Color coordinates
- Hex triplet: #012169
- sRGB^{B} (r, g, b): (1, 33, 105)
- HSV (h, s, v): (222°, 99%, 41%)
- CIELCh_{uv} (L, C, h): (16, 46, 261°)
- Source: College of Arms
- B: Normalized to [0–255] (byte)

= Royal blue =

Color, deep and vivid shade of blue

Royal blue is a deep and vivid shade of blue. Traditionally, royal blue is a deep shade of blue and is used in several national flags. However, the web color named royal blue is a much brighter shade.

==History==
In early modern Europe, blue dye for textiles was made from woad. As it was expensive to produce and was not steadfast, it was used by the wealthy and became associated with nobility, particularly the kings of France.

Ever since 508 AD and the baptism of Clovis I, has been associated with the kings of France and France as a nation. It was the main colour of the uniform of the French Royal Guards regiment, which were created in 1563. Very soon, starting in the 17th century, it became the colour of all the uniforms of the French Army, from the Musketeers, during the Napoleonic era, and all the way to the First World War, until it was made obsolete as a colour for battle uniforms by modern warfare and the need for camouflage.

==Brightness==
The Oxford English Dictionary defines "royal blue" as "a deep vivid blue", while the Cambridge English Dictionary defined it as "a strong, bright blue colour", and the Collins English Dictionary defines it as "a deep blue colour". US dictionaries give it as further towards purple, e.g. "a deep, vivid reddish or purplish blue" (Webster's New World College Dictionary) or "a vivid purplish blue" (Merriam-Webster).

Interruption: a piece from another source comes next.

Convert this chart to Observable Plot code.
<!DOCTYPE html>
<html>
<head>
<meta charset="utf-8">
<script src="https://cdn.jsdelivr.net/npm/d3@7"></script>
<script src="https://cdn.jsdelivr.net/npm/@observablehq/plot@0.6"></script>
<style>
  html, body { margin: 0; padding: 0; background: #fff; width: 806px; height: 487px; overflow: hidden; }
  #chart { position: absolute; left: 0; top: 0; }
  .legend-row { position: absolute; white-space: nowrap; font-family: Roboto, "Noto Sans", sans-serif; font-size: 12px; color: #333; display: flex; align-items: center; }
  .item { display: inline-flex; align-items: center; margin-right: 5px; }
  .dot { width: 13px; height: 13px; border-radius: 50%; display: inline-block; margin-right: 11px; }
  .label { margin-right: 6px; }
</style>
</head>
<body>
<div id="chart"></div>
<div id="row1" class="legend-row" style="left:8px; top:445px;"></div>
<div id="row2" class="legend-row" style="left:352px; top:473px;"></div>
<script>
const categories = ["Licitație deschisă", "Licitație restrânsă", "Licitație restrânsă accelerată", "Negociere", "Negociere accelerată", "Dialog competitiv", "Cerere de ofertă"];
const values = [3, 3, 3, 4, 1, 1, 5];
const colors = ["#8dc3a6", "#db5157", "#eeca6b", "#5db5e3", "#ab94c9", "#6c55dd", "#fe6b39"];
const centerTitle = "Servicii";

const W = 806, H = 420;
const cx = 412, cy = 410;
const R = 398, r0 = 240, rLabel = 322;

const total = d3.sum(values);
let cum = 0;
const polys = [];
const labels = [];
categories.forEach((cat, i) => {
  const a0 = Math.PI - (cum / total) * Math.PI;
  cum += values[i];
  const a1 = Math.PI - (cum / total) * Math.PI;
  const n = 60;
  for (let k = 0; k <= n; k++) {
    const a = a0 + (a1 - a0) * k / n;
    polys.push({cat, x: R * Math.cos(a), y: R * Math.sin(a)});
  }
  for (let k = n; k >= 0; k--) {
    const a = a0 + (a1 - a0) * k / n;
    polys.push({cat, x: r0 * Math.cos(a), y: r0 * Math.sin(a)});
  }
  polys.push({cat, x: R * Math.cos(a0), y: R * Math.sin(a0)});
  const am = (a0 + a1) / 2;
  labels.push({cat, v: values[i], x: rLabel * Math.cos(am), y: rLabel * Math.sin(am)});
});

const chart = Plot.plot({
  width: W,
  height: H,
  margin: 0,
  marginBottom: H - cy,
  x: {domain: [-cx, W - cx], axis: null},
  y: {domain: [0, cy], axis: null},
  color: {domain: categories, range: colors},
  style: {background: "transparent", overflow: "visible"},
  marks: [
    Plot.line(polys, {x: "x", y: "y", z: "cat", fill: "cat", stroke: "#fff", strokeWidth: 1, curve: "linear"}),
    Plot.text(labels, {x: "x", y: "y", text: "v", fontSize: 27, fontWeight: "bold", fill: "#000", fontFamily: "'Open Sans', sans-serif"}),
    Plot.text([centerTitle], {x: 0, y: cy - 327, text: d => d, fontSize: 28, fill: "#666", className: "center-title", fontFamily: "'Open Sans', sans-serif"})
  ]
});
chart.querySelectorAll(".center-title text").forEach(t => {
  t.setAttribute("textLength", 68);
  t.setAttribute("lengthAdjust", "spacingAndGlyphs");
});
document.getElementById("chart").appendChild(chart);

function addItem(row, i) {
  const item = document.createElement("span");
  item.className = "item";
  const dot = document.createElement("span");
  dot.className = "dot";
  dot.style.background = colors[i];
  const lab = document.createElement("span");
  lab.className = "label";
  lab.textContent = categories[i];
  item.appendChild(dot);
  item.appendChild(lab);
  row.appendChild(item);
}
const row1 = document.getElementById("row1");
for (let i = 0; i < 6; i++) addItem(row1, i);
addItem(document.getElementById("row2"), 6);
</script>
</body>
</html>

The British College of Arms published a definition of the traditional shade of royal blue for use in the Union Jack and identified the Pantone code 280 C, whilst Pantone's own definition called 'royal blue' is coded 19-3955 TCX. British Standard BS 381C, which specifies colours for use in identification, coding and other special purposes, assigned the code BS381C-106 for royal blue, and the defunct British Colour Council assigned the code BCC 197.

A brighter color was chosen as the web color "royal blue" (the web colors when they were formulated in 1987 were originally known as the X11 colors). The World Wide Web Consortium designated the keyword "royalblue" to be this much brighter color, rather than the traditional darker version of royal blue.

Cree Inc. uses the term Royal Blue to describe light emitting diodes in the wavelength range 450–465 nanometers, slightly shorter than the regular blue range of 465–485 nanometers.

==Variations==
===Queen blue===

Queen blue is a medium tone of royal blue.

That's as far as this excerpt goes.